The BBC has commissioned a slate of four dramas from first-time TV writers, including a police series starring The Hobbit and Sherlock actor Martin Freeman as a night shift officer in the British city of Liverpool.
The Responder is written by Tony Schumacher, a former police officer who is fulfilling a lifelong ambition to write for the screen. He has been mentored by Accused scribe Jimmy McGovern and been part of the BBC Writers Room emerging writers initiative.
His six-part BBC Two series features Freeman as cop Chris, who works night shifts with his new rookie partner, Rachel. Each episode centers on a different shift, and the series is described as “wildly funny and painfully tragic.” Chris is dealing with a marriage that is breaking down while policing Liverpool’s criminal underbelly, and the show deals with the realities of policing in Britain and the complexities of Freeman’s character.
The Responder is made by Dancing Ledge Productions, the UK producer on The New Pope, with Laurence Bowen, Chris Carey and Mona Qureshi executive producing. Fremantle, which owns 25% of Dancing Ledge, is handling global sales.
Freeman said: “Tony Schumacher’s script for The Responder resonated with me immediately. It felt like nothing that I’d read or seen.” Bowen, the CEO of Dancing Ledge, added: “Tony is one of the most talented new writers we’ve ever worked with. His ability to distill trauma, empathy, poetry and humor into every character he creates is extraordinary.”
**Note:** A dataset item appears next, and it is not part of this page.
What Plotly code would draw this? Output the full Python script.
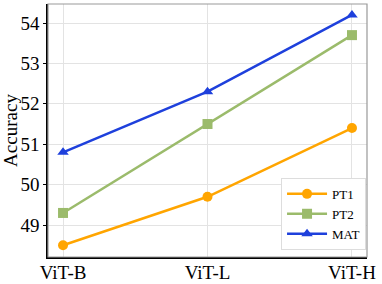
import plotly.graph_objects as go

categories = ["ViT-B", "ViT-L", "ViT-H"]
pt1 = [48.5, 49.7, 51.4]
pt2 = [49.3, 51.5, 53.7]
mat = [50.8, 52.3, 54.2]
y_ticks = [49, 50, 51, 52, 53, 54]

series = [
    ("PT1", pt1, "#FFA500", "circle"),
    ("PT2", pt2, "#9BBB6B", "square"),
    ("MAT", mat, "#1E40DC", "triangle-up"),
]

fig = go.Figure()
for name, vals, color, sym in series:
    fig.add_trace(go.Scatter(
        x=categories, y=vals, name=name, mode="lines+markers",
        line=dict(color=color, width=2.5),
        marker=dict(symbol=sym, size=10, color=color),
    ))

font_family = "Times New Roman"
fig.update_layout(
    width=382, height=284,
    margin=dict(l=48, r=15, t=4, b=27),
    paper_bgcolor="white", plot_bgcolor="white",
    font=dict(family=font_family, color="black"),
    showlegend=True,
    legend=dict(
        x=0.997, y=0.028, xanchor="right", yanchor="bottom",
        bgcolor="white", bordercolor="#dddddd", borderwidth=1,
        font=dict(size=13, family=font_family),
        tracegroupgap=0, itemwidth=40,
    ),
    shapes=[dict(type="rect", xref="paper", yref="paper", x0=0, y0=0, x1=1, y1=1,
                 line=dict(color="#999999", width=1.2), layer="above")],
)
fig.update_xaxes(
    type="category", range=[-0.104, 2.104], automargin=False,
    showgrid=True, gridcolor="#e3e3e3", gridwidth=1,
    showline=True, linecolor="black", linewidth=1.5,
    ticks="", tickfont=dict(size=19, family=font_family), zeroline=False,
    ticklabelstandoff=-3,
)
fig.update_yaxes(
    range=[48.21, 54.47], tickvals=y_ticks, automargin=False,
    showgrid=True, gridcolor="#e3e3e3", gridwidth=1,
    showline=True, linecolor="black", linewidth=1.5,
    ticks="outside", ticklen=3, tickcolor="black",
    tickfont=dict(size=19, family=font_family), zeroline=False,
    title=dict(text="Accuracy", font=dict(size=19, family=font_family), standoff=4),
)
fig.write_html(
    "out.html",
    config={"displayModeBar": False},
    post_script="document.body.style.margin='0';document.body.style.overflow='hidden';",
)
Alongside The Responder, BBC drama controller Piers Wenger unveiled three other shows from new writers. He announced the series on Monday at an event in London, where he said the BBC is a “primary incubator” for fresh talent and argued there is “nowhere else in the world where you can be as creatively free.”
Sex Education director Alice Seabright has been commissioned by BBC One to write a six-part series, titled Chloe. The show focuses on the character of Becky, who becomes obsessed with the death of her estranged friend Chloe. Becky assumes a new identity to infiltrate the enviable lives of Chloe’s closest friends as she attempts to establish what happened.
Chloe is made by Mam Tor Productions, run by former Cuba Pictures cofounder Tally Garner. Garner serves as executive producer alongside the BBC’s Ben Irving, while Seabright is the writer and director. “In Becky, she has created a heroine for our time,” Garner said of Seabright’s script.
Also on the BBC slate is My Name Is Leon, a feature-length adaptation of the Kit de Waal novel of the same name. It is written by Shola Amoo, his first screenplay for TV, and is made by Lenny Henry’s Endemol Shine Group-owned production company Douglas Road Productions.
My Name Is Leon is set in 1980s Britain and tells the uplifting story of nine-year-old Leon, a mixed-race boy who attempts to keep his family together as his single-parent mother suffers a devastating breakdown. Made for BBC One, the executive producers are Henry and Angela Ferreira for Douglas Road Productions alongside Gub Neal, Edward Barlow and Mona Qureshi. Kibwe Tavares is directing, while Carol Harding is the producer.
Finally, youth channel BBC Three has ordered Superhoe from the multi-hyphenated Nicôle Lecky. It is based on Lecky’s one-woman Royal Court theatre show and follows a wannabe singer and rapper who is thrown out of her family home and moves in with a party-girl who introduces her to a world of social media influencing and sex work.
Lecky will play the central character of Sasha Clayton in the six-part series, which is made by The Last Post producer Bonafide Films. The story is told in part through songs and is billed as a portrayal of a fierce working-class girl and her struggle to navigate the modern world. Lecky and Margery Bone executive produce for Bonafide Films alongside the BBC’s Lucy Richer and Ayela Butt.